Piagam pariwisata berkelanjutan (Insula, 1995) menekankan bahwa pariwisata harus didsarkan pada kriteria yang berkelanjutan, intinya adalah pembangunan harus didukung secara ekologis dalam jangka panjang dan sekaligus layak secara ekonomi, adil secara etika dan sosial terhadap masyarakat. Beberapa kegiatan wisata yang sementara ini dianggap sebagai kegiatan pariwisata berkelanjutan seperti:
  1. Ekowisata
World Conservation Union (WCU) pada tahun 1996 memberi definisi bahwa ekowisata adalah perjalanan yang bertanggung jawab secara ekologis, mengunjungi wilayah yang masih asli untuk menikmati dan menhargai keindahan alam (termasuk kebudayaan lokal) dan mempromosikan konservasi, memiliki efek negatif paling minimum dan menyediakan kesempatan bagi masyarakat lokal dalam kegiatan pariwisata. 2. Agrowisata Secara sederhana pengertian agrowisata adalah kegiatan yang berlokasin atau berada di kawasan pertanian secara umum, lebih dikhususkan pada areal holtikultura. Areal tanaman yang luas seperti pada areal perkebunan dan holtikultura di samping menyajikan pemandangan dan udara yang segar, juga merupakan media pendidikan tentang kegiatan usaha di bidang masing-masing, sampai kepada pendidikan tentang keharmonisan dan kelestarian alam. 3. Wisata Alam Wisata alam dapat diartikan sebagai suatu bentuk rekreasi dan pariwisata yang memanfaatkan potensi sumberdaya alam dan ekosistemnya, baik dalam bentuk asli maupun setelah adanya perpaduan dengan daya cipta manusia.
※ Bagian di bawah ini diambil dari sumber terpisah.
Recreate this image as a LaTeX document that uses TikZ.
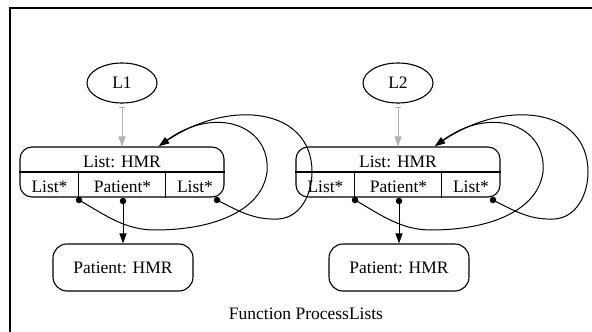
\documentclass[tikz,border=0pt]{standalone}
\usepackage{fontspec}
\setmainfont{Liberation Serif}
\usetikzlibrary{arrows.meta,shapes.geometric,calc}

% One variable, its List record, the record's Patient target and the self loops.
% #1 name suffix, #2 variable name, #3 horizontal offset
\newcommand\drawlistgroup[3]{%
  \begin{scope}[xshift=#3]
    \node[varnode] (var#1) at (122,83) {#2};
    \coordinate (bindstart#1) at (122,107);
    \node[recbox] (rec#1) at (122,172) {};
    \draw[boxline] (rec#1.west) -- (rec#1.east);
    \draw[boxline] ($(rec#1.south west)+(59,0)$) -- ($(rec#1.west)+(59,0)$);
    \draw[boxline] ($(rec#1.south west)+(146,0)$) -- ($(rec#1.west)+(146,0)$);
    \node[lbl, anchor=base] (head#1) at (122,167) {List: HMR};
    \node[lbl, anchor=base] (fa#1) at (49.5,192.5) {List*};
    \node[lbl, anchor=base] (fb#1) at (122.5,192.5) {Patient*};
    \node[lbl, anchor=base] (fc#1) at (195,192.5) {List*};
    \node[patbox] (pat#1) at (123,267.5) {Patient: HMR};
    \node[tail] (da#1) at (79,200) {};
    \node[tail] (db#1) at (123,201) {};
    \node[tail] (dc#1) at (217,200) {};
    \coordinate (hit#1) at (159,146);
    % binding of the variable to its record
    \draw[bind] (bindstart#1) -- (rec#1.north);
    % Patient* field
    \draw[ptr] (db#1.center) -- (pat#1.north);
    % first List* field: inner loop
    \draw[ptr] (da#1.center) .. controls (105,215) and (125,230) .. (155,230)
      .. controls (215,230) and (262,210) .. (267,172)
      .. controls (271,125) and (215,105) .. (hit#1);
    % last List* field: outer loop
    \draw[ptr] (dc#1.center) .. controls (240,212) and (255,220) .. (278,219)
      .. controls (300,218) and (312,195) .. (312,172)
      .. controls (312,108) and (230,98) .. (hit#1);
  \end{scope}%
}

\begin{document}
\begin{tikzpicture}[x=1pt,y=-1pt,
  lbl/.style={font=\fontsize{17.5}{20}\selectfont, inner sep=0pt},
  boxline/.style={line width=1.1pt},
  varnode/.style={ellipse, draw, boxline, minimum width=70pt, minimum height=40pt,
    inner sep=0pt, font=\fontsize{17.5}{20}\selectfont},
  recbox/.style={draw, boxline, rounded corners=12pt, minimum width=204pt,
    minimum height=50pt, inner sep=0pt},
  patbox/.style={draw, boxline, rounded corners=14pt, minimum width=140pt,
    minimum height=47pt, inner sep=0pt, font=\fontsize{17.5}{20}\selectfont},
  tail/.style={circle, fill, inner sep=0pt, minimum size=6.5pt},
  ptr/.style={line width=1pt, -{Triangle[length=10pt,width=7pt]}},
  bind/.style={line width=1pt, draw=gray!60,
    {Bar[width=6pt]}-{Triangle[length=10pt,width=7pt,fill=gray!60]}},
]
  \useasboundingbox (0,0) rectangle (592,332);
  % frame
  \draw[line width=2.2pt] (10,332) -- (10,8) -- (592,8);

  \drawlistgroup{a}{L1}{0pt}
  \drawlistgroup{b}{L2}{276pt}

  \node[lbl, anchor=base] (caption) at (306,319) {Function ProcessLists};
\end{tikzpicture}
\end{document}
Sedang objek wisata alam adalah alam beserta ekosistemnya, baik asli maupun setelah ada perpaduan dengan daya cipta manusia, mempunyai daya tarik untuk dilihat dan dikunjungi wisatawan. (Sumardjan, 1988) Peningkatan minat kunjungan wisata atau traveling tanpa memahami bagaimana bumi dan lingkungan sosial dikelola akan membuat kerusakan dan kerugian bagi banyak pihak akan semakin nyata terjadi.